Earlier this year I met a guy on a dating app. We decided apps are weird and to just be friends first. I quickly introduced him to my friends in a group hangout and worked on being friends. However, the way we interacted was not just as friends, and he confessed he was worried he was friend-zoned, and I said he wasn’t. I didn't want to date him, though, and something always felt off, so I was explicit about it being non-serious, non-monogamous, and casual. The thing is, he had never dated anyone before despite being 30, and some emotional maturity was missing.
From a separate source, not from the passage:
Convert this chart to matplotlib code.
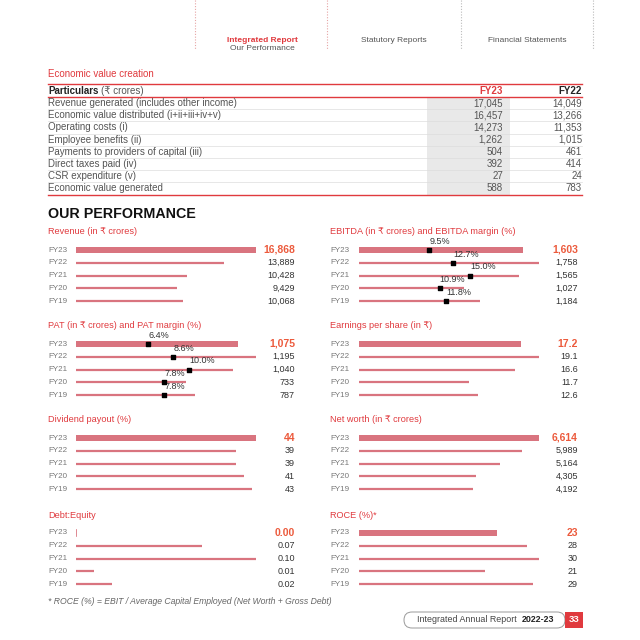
import matplotlib
matplotlib.use("Agg")
import matplotlib.pyplot as plt
from matplotlib.patches import Rectangle, FancyBboxPatch

plt.rcParams['font.family'] = ['Liberation Sans', 'DejaVu Sans']

RED = '#e03a3e'
BAR = '#d9747f'
HL = '#ec5a3c'
GREY = '#555555'

# --- table data ---
particulars = ['Revenue generated (includes other income)',
               'Economic value distributed (i+ii+iii+iv+v)',
               'Operating costs (i)',
               'Employee benefits (ii)',
               'Payments to providers of capital (iii)',
               'Direct taxes paid (iv)',
               'CSR expenditure (v)',
               'Economic value generated']
fy23_vals = ['17,045', '16,457', '14,273', '1,262', '504', '392', '27', '588']
fy22_vals = ['14,049', '13,266', '11,353', '1,015', '461', '414', '24', '783']

# --- performance data ---
years = ['FY23', 'FY22', 'FY21', 'FY20', 'FY19']
revenue = [16868, 13889, 10428, 9429, 10068]
ebitda = [1603, 1758, 1565, 1027, 1184]
ebitda_margin = [9.5, 12.7, 15.0, 10.9, 11.8]
pat = [1075, 1195, 1040, 733, 787]
pat_margin = [6.4, 8.6, 10.0, 7.8, 7.8]
eps = [17.2, 19.1, 16.6, 11.7, 12.6]
dividend = [44, 39, 39, 41, 43]
net_worth = [6614, 5989, 5164, 4305, 4192]
debt_equity = [0.00, 0.07, 0.10, 0.01, 0.02]
roce = [23, 28, 30, 21, 29]

W = H = 640
LM = 48   # left margin of the page
fig = plt.figure(figsize=(6.4, 6.4), dpi=100)
fig.patch.set_facecolor('white')
bg = fig.add_axes([0, 0, 1, 1])
bg.set_xlim(0, W)
bg.set_ylim(H, 0)
bg.axis('off')

# header
for x, c in [(195, '#e6a5a5'), (327, '#e6a5a5'), (461, '#bbbbbb'), (593, '#bbbbbb')]:
    bg.plot([x, x], [0, 50], color=c, lw=0.8, ls=(0, (1, 1.5)))
bg.text(262, 40, 'Integrated Report', color=RED, fontsize=6, fontweight='bold', ha='center', va='center')
bg.text(262, 48, 'Our Performance', color=GREY, fontsize=6, ha='center', va='center')
bg.text(394, 40, 'Statutory Reports', color=GREY, fontsize=6, ha='center', va='center')
bg.text(527, 40, 'Financial Statements', color=GREY, fontsize=6, ha='center', va='center')

# table
TF = 7
bg.text(LM, 74, 'Economic value creation', color=RED, fontsize=TF, va='center')
bg.plot([LM, 582], [84, 84], color=RED, lw=1.0)
bg.text(LM, 91, 'Particulars', color='#222222', fontsize=TF, fontweight='bold', va='center')
bg.text(101, 91, '(₹ crores)', color=GREY, fontsize=TF, va='center')
bg.text(503, 91, 'FY23', color=RED, fontsize=TF, fontweight='bold', ha='right', va='center')
bg.text(582, 91, 'FY22', color='#222222', fontsize=TF, fontweight='bold', ha='right', va='center')
bg.add_patch(Rectangle((427, 97), 83, 98, color='#e9e9e9', lw=0, zorder=0))
bg.plot([LM, 582], [97, 97], color=RED, lw=1.0)
row_h = 12.2
for i, (p, a, b) in enumerate(zip(particulars, fy23_vals, fy22_vals)):
    y = 103 + i * row_h
    bg.text(LM, y, p, color=GREY, fontsize=TF, va='center')
    bg.text(503, y, a, color=GREY, fontsize=TF, ha='right', va='center')
    bg.text(582, y, b, color=GREY, fontsize=TF, ha='right', va='center')
    if i < len(particulars) - 1:
        bg.plot([LM, 582], [y + row_h / 2, y + row_h / 2], color='#dddddd', lw=0.5)
bg.plot([LM, 582], [195, 195], color=RED, lw=1.0)

bg.text(LM, 214, 'OUR PERFORMANCE', color='#111111', fontsize=10.3, fontweight='bold', va='center')

STEP = 12.8
BARW = 180


def panel(col, ytitle, yfirst, title, vals, fmt, margins=None, mscale=None):
    if col == 0:
        lab_x, x0, val_x = LM, 76, 295
    else:
        lab_x, x0, val_x = 330, 359, 578
    bg.text(lab_x, ytitle, title, color=RED, fontsize=6.6, va='center')
    top = yfirst - STEP / 2
    bot = yfirst + 4 * STEP + STEP / 2
    ax = fig.add_axes([x0 / W, 1 - bot / H, BARW / W, (bot - top) / H])
    ax.set_xlim(0, max(vals))
    ax.set_ylim(4.5, -0.5)
    ax.axis('off')
    ax.barh([0], vals[:1], height=0.42, color=BAR, lw=0)
    # thin bars drawn as lines so every row has the same stroke
    for i, v in enumerate(vals[1:], start=1):
        ax.hlines(i, 0, v, color=BAR, lw=1.6)
    for i, v in enumerate(vals):
        if v == 0:
            ax.plot([0, 0], [i - 0.25, i + 0.25], color=BAR, lw=1.2)
    for i, (yr, v) in enumerate(zip(years, vals)):
        y = yfirst + i * STEP
        bg.text(lab_x, y, yr, color='#777777', fontsize=5.8, va='center')
        if i == 0:
            bg.text(val_x, y, fmt.format(v), color=HL, fontsize=7.5, fontweight='bold',
                    ha='right', va='center')
        else:
            bg.text(val_x, y, fmt.format(v), color='#333333', fontsize=6.5, ha='right', va='center')
    if margins is not None:
        ax2 = ax.twiny()
        ax2.set_xlim(0, mscale)
        ax2.set_ylim(4.5, -0.5)
        ax2.axis('off')
        ax2.scatter(margins, range(len(margins)), marker='s', s=11, color='black', zorder=5)
        for i, m in enumerate(margins):
            ax2.annotate('{:.1f}%'.format(m), (m, i), xytext=(0, 3), textcoords='offset points',
                         fontsize=6.5, color='#333333', ha='left', va='bottom')


panel(0, 232, 250, 'Revenue (in ₹ crores)', revenue, '{:,}')
panel(1, 232, 250, 'EBITDA (in ₹ crores) and EBITDA margin (%)', ebitda, '{:,}',
      ebitda_margin, 180 / 7.4)
panel(0, 326, 344, 'PAT (in ₹ crores) and PAT margin (%)', pat, '{:,}',
      pat_margin, 180 / 11.3)
panel(1, 326, 344, 'Earnings per share (in ₹)', eps, '{:.1f}')
panel(0, 419, 438, 'Dividend payout (%)', dividend, '{}')
panel(1, 419, 438, 'Net worth (in ₹ crores)', net_worth, '{:,}')
panel(0, 515, 533, 'Debt:Equity', debt_equity, '{:.2f}')
panel(1, 515, 533, 'ROCE (%)*', roce, '{}')

bg.text(LM, 602, '* ROCE (%) = EBIT / Average Capital Employed (Net Worth + Gross Debt)',
        color='#666666', fontsize=6.2, style='italic', va='center')

# footer
bg.add_patch(FancyBboxPatch((404, 612), 161, 16, boxstyle='round,pad=0,rounding_size=8',
                            fc='white', ec='#999999', lw=0.7))
bg.add_patch(Rectangle((565, 612), 18, 16, color=RED, lw=0))
bg.text(417, 620, 'Integrated Annual Report', color='#444444', fontsize=6.4, va='center')
bg.text(522, 620, '2022-23', color='#222222', fontsize=6.4, fontweight='bold', va='center')
bg.text(574, 620, '33', color='white', fontsize=6.8, fontweight='bold', ha='center', va='center')

fig.savefig('out.png', dpi=100, facecolor='white')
After a few arguments stemming from me reiterating not wanting to date and him getting upset that I'm "always ruining nice moments with my insecurities," I ghosted him one night. I tried to reach out the next day and he avoided my call and so I took it as him also not wanting to talk after our final argument. Last night he found where I was and belittled me for about an hour (I'm a graduate student and he spends a lot of time on this college campus despite graduating years ago – yes, I know, red flag). He wants to talk next week when I am done with finals, but I don't want to? Ever since he's been out of my life, things have gotten better. I'm not constantly stressed from our arguments. If we talk, do I sit there and let him belittle and reprimand me more for the closure he desperately wants?
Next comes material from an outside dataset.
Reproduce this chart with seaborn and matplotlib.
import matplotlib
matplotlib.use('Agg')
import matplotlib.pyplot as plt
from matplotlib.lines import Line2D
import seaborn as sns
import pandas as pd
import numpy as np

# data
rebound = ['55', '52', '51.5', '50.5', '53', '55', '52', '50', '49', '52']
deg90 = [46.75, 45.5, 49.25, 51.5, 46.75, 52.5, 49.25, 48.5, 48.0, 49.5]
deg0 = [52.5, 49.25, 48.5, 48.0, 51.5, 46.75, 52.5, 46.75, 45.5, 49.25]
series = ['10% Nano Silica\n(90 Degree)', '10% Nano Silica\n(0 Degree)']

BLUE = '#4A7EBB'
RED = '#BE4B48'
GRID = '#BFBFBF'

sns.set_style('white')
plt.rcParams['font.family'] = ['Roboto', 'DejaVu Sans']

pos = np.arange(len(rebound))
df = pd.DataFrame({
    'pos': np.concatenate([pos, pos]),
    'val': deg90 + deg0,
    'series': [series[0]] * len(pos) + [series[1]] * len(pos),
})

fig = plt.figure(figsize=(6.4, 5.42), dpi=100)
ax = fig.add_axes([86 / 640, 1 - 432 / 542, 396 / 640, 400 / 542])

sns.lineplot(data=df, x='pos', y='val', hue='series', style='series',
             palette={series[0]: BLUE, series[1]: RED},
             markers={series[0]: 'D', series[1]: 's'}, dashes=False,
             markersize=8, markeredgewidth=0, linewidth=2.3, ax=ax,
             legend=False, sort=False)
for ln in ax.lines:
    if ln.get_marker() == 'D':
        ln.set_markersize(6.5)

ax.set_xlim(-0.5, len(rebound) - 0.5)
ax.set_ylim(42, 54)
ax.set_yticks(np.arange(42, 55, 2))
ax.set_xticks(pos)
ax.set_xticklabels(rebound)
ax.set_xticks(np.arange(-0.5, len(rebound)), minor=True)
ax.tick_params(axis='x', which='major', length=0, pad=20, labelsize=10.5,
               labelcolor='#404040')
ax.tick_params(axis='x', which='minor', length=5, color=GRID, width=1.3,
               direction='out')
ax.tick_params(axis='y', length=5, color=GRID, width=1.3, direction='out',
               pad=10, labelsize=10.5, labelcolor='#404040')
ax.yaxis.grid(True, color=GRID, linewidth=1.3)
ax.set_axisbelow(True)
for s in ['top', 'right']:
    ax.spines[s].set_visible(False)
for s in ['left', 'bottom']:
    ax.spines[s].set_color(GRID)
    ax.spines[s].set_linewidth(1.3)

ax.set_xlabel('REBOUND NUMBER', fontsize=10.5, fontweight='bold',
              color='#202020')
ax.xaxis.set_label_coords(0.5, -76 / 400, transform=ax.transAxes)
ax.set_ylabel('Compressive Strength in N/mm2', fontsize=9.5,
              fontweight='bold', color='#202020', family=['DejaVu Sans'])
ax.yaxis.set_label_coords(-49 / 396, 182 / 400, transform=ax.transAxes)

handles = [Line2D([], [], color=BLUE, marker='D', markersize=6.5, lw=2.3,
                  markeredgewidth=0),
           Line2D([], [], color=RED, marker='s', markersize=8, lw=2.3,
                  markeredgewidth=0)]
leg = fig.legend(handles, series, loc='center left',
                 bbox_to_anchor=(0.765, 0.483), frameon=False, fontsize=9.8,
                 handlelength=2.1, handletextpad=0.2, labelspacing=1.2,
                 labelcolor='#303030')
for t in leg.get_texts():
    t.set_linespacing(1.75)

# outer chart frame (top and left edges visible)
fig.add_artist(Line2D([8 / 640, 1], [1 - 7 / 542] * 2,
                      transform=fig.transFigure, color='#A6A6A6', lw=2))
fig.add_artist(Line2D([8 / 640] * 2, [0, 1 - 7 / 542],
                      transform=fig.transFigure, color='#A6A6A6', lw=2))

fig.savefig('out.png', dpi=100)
Do I talk to him and use this as a teaching moment so he doesn't treat other girls the way he has treated me? He keeps trying to hang out with my friends, and though I am a graduate student, my friends are 22 and I find it inappropriate he wants to befriend people so young – people he met through me. I want to tell him to leave us alone. The prospect of the emotional labor this conversation will cost me is daunting, but I know if I told him to buzz off, he probably would. Despite being rude as heck, he's not a bad person. Meredith, this is all to say, at what point do we owe someone a conversation? When is it OK to put our emotional well-being first and avoid conversations with people that will only critique us?

– Closure


I'm not thinking about what you owe him (which is nothing, at this point). I'm framing this as a question about what you can do to help yourself. Clarity might make him go away. If another conversation would get him to buzz off, it might be worth it.

That doesn't mean you have to take any abuse. It doesn't mean you have to meet in person. There are so many ways to communicate these days. Sometimes emotions – and boundaries – are better expressed in writing.
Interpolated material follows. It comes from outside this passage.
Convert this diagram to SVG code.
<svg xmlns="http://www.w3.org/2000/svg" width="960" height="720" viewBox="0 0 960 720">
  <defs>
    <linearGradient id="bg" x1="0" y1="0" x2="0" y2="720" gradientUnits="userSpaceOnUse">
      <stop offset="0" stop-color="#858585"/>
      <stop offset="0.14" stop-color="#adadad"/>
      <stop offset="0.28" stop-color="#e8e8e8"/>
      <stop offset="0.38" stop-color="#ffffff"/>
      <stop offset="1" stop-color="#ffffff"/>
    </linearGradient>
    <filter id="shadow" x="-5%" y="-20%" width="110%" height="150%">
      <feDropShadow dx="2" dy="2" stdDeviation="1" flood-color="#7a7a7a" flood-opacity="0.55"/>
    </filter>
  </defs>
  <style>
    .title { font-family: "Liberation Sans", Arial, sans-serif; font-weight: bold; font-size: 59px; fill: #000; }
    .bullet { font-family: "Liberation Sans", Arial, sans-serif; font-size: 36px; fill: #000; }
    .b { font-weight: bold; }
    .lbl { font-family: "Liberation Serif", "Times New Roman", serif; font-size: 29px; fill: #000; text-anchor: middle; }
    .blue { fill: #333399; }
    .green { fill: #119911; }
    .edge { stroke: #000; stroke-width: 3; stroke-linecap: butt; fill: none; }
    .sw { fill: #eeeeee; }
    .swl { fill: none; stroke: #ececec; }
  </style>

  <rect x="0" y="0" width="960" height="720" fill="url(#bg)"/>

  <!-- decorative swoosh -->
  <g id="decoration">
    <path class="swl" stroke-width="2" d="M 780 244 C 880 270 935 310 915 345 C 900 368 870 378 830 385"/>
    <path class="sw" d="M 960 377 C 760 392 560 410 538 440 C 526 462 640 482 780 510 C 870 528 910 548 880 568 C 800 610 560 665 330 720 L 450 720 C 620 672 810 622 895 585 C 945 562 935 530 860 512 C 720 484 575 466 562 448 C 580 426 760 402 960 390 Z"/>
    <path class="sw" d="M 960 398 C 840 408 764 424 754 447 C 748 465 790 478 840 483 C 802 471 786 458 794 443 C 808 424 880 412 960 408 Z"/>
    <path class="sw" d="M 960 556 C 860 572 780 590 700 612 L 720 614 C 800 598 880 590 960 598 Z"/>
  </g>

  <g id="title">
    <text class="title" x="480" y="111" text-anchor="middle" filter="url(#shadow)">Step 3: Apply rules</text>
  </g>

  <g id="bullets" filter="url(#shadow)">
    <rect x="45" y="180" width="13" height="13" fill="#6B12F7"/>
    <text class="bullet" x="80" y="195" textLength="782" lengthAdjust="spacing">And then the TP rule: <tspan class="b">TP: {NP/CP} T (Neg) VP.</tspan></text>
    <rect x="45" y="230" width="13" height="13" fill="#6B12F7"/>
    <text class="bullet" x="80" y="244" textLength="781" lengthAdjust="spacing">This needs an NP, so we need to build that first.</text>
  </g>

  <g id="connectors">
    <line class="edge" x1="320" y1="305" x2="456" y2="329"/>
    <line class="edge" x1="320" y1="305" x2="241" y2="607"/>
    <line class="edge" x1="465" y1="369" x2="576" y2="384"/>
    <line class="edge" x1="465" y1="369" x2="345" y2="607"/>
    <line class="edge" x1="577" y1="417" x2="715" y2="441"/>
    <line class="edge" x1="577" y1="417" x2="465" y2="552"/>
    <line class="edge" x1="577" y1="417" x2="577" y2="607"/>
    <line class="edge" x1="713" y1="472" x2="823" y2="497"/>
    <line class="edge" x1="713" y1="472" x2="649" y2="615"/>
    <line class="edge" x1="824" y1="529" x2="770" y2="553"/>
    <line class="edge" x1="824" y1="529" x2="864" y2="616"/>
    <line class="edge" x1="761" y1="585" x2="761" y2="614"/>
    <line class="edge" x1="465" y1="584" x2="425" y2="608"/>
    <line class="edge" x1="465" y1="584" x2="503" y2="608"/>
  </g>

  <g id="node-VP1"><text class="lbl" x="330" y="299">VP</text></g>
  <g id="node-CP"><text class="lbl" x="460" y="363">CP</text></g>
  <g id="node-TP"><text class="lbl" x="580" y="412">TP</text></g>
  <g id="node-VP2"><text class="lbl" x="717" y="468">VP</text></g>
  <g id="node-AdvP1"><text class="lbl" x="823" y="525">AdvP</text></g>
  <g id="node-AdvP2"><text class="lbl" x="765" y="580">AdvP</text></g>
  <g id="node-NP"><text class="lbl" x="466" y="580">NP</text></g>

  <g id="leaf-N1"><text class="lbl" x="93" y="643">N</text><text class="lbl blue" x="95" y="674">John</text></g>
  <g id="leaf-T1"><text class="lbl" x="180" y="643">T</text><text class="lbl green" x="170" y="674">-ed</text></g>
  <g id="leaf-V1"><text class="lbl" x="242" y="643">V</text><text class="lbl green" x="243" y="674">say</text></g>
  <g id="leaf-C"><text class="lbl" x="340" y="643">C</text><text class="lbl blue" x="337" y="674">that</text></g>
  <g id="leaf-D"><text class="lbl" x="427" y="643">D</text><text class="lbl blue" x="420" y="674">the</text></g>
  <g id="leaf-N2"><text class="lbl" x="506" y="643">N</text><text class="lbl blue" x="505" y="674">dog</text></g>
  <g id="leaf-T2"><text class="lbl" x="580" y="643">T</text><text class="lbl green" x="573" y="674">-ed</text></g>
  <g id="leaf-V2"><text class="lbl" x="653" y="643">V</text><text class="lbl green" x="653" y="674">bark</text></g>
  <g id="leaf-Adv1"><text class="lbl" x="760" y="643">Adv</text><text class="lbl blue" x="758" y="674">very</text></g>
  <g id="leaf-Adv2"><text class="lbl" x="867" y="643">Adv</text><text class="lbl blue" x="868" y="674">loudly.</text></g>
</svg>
You can email him your final words about this. Say it's clear you're not good as a couple – or even as a casual non-couple. That means it's time to move on. Tell him you do not want him to find you, pursue more conversations, or show up to to tell you how he feels. That would cross a line at this point.

Then tell the people in your life – friends, family, anyone close to you – that you've done this. You want to make sure your community is looking out for you, as opposed to telling him where you are. The 22-year-olds should know your relationship with this man is over, and that you do not want to see him.

To answer your bigger question, yes, we all owe each other some humanity, I think. There are no rules when it comes to closure; you can walk away whenever. But of course it's nicer, in most situations, to let someone know when things have changed. I think you've done that at this point, probably during that conversation where you were belittled.

One more message – to clarify your boundaries now – seems like more than enough.

– Meredith

Readers? Another conversation? How does one make this clear? What are your rules for yourself when communicating a breakup?